10/04/2012 04:32 EDT | Updated 12/04/2012 05:12 EST

At Camp We Didn't Just Canoe, We Built Self-Esteem

My affiliation with Moorelands Community Services began in 1976 when I was 11 years old, one of five children to a newly-single mother. She had joined a support group for single parents and someone told her about Moorelands Camp. She vividly recalls the phone call she made, asking with dread about the cost. "How much can you afford?" was the response, delivered with a kindness that brought her to tears. She paid $15 each for me and one of my sisters that first year. Of the five of us kids, four of us spent time at Moorelands.

The moment my feet touched that island paradise, I found a happiness and peace I've not found anywhere else. It wasn't just the natural setting, swimming, canoeing and arts and crafts; the people experience, which came from the camp's philosophy, was what stirred my soul. I spent three summers as a camper, keeping in touch with friends over the winters. In 1981 I went up as a counselor-in-training and returned a counselor. I spent three summers as a counselor to campers and I would have spent more, had I not suffered a spinal cord injury in late 1983.

Moorelands remains clear in my consciousness, because its impact was so profound on my life. My own life is a success story, and part of the credit, unquestionably, is due to the ways in which Moorelands helped me develop during crucial years. It gave me a confidence I'd never had, it built rock-solid connections I still have, and it gave me a sense of competence I experienced for the first time. I'll never forget the exhilaration of portaging my first canoe -- after that I felt like I could do anything.

While Moorelands memories have stayed with me all these decades, I leapt at a chance to become a member of the organization's Board of Directors four years ago. What I have learned since joining has impressed me so immensely, my respect and pride have grown exponentially. Fiscally Moorelands is exceedingly responsible. But it's so much more than that. Over these last couple of decades in particular, Moorelands has evolved in a remarkably difficult environment for charities. Programs are nuanced and developed, based on evidence gathered from studies that prove what works. The Wilderness Camp I knew and loved in the 1970s and 1980s is quite different than what it is today, but in ways so positive, it's head-spinning.

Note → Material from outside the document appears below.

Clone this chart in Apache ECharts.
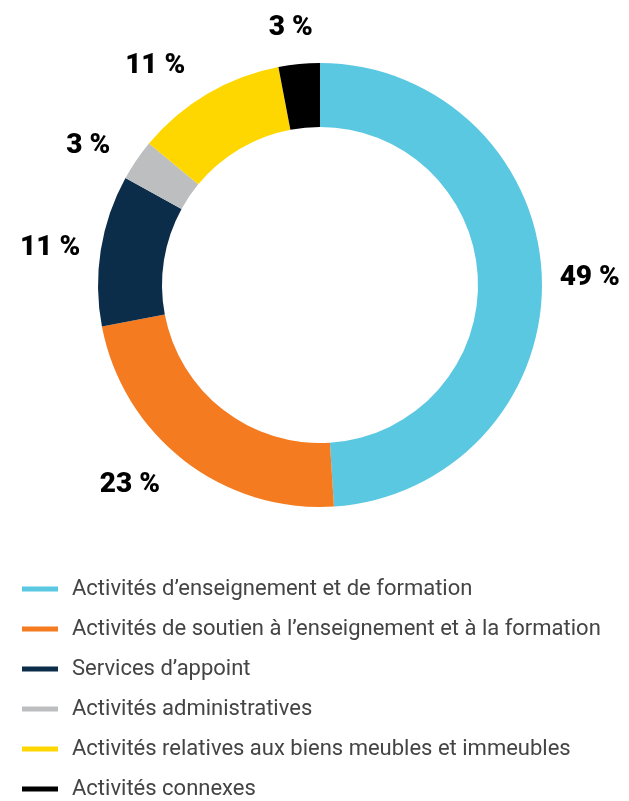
<!DOCTYPE html>
<html>
<head>
<meta charset="utf-8">
<script src="https://cdn.jsdelivr.net/npm/echarts@6/dist/echarts.min.js"></script>
<style>
  html, body { margin: 0; padding: 0; background: #fff; }
  #chart { width: 629px; height: 801px; }
</style>
</head>
<body>
<div id="chart"></div>
<script>
const categories = [
  'Activités d’enseignement et de formation',
  'Activités de soutien à l’enseignement et à la formation',
  'Services d’appoint',
  'Activités administratives',
  'Activités relatives aux biens meubles et immeubles',
  'Activités connexes'
]
const values = [49, 23, 11, 3, 11, 3]
const colors = ['#5bc8e1', '#f47b20', '#0c2d4a', '#bcbec0', '#ffd700', '#000000']

// labels sit a bit further out near top and bottom, like a box around the text
const total = values.reduce((a, b) => a + b, 0)
const midAngles = []
let cum = 0
const pieData = categories.map((name, i) => {
  const mid = (cum + values[i] / 2) / total * Math.PI * 2
  midAngles.push(mid)
  cum += values[i]
  return {
    name: name,
    value: values[i],
    labelLine: { length: 12 + 24 * Math.abs(Math.cos(mid)) }
  }
})

const chart = echarts.init(document.getElementById('chart'))
chart.setOption({
  animation: false,
  color: colors,
  legend: {
    orient: 'vertical',
    left: 22,
    top: 578,
    height: 300,
    padding: 0,
    icon: 'rect',
    itemWidth: 36,
    itemHeight: 5,
    itemGap: 18,
    selectedMode: false,
    textStyle: {
      fontFamily: 'Roboto',
      fontSize: 22,
      color: '#444',
      padding: [0, 0, 0, 9]
    },
    data: categories
  },
  series: [{
    type: 'pie',
    center: [320, 285],
    radius: [158, 222],
    startAngle: 90,
    clockwise: true,
    avoidLabelOverlap: false,
    data: pieData,
    label: {
      show: true,
      position: 'outside',
      formatter: '{c} %',
      fontFamily: 'Roboto',
      fontWeight: 900,
      fontSize: 28,
      color: '#000'
    },
    labelLine: { show: false, length2: 0 },
    labelLayout: function (params) {
      // the label right at the top is centred over its slice
      if (Math.abs(Math.sin(midAngles[params.dataIndex])) < 0.2) {
        return { align: 'center' }
      }
      return {}
    },
    itemStyle: { borderWidth: 0 },
    emphasis: { disabled: true }
  }]
})
</script>
</body>
</html>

There are now opportunities for kids to be involved in Moorelands programming year-round. In addition to the Wilderness Camp, there is a Day Camp in the city, after-school programs, and leadership programs. We provide baskets to 250 of those families at Christmas, impacting about 1,000 people. Moorelands is the only organization in Toronto to provide Baby Bundles to new mothers who have nothing and are referred by social agencies.

I am both an example of and a witness to how this organization improves the self-esteem of young people who already have enough going against them. It has done so for 100 years, and is managing to get better at it as time marches along.

I am so very pleased that we have been chosen as one of the Scotiabank's Featured Charities this year for the Scotiabank Waterfront Marathon. I participated in the 5km Charity Walk the past two years with my Service Dog, Bella. We were granted special permission for her to attend, and she was a "hit" with everyone. We both look forward to this year's event as well!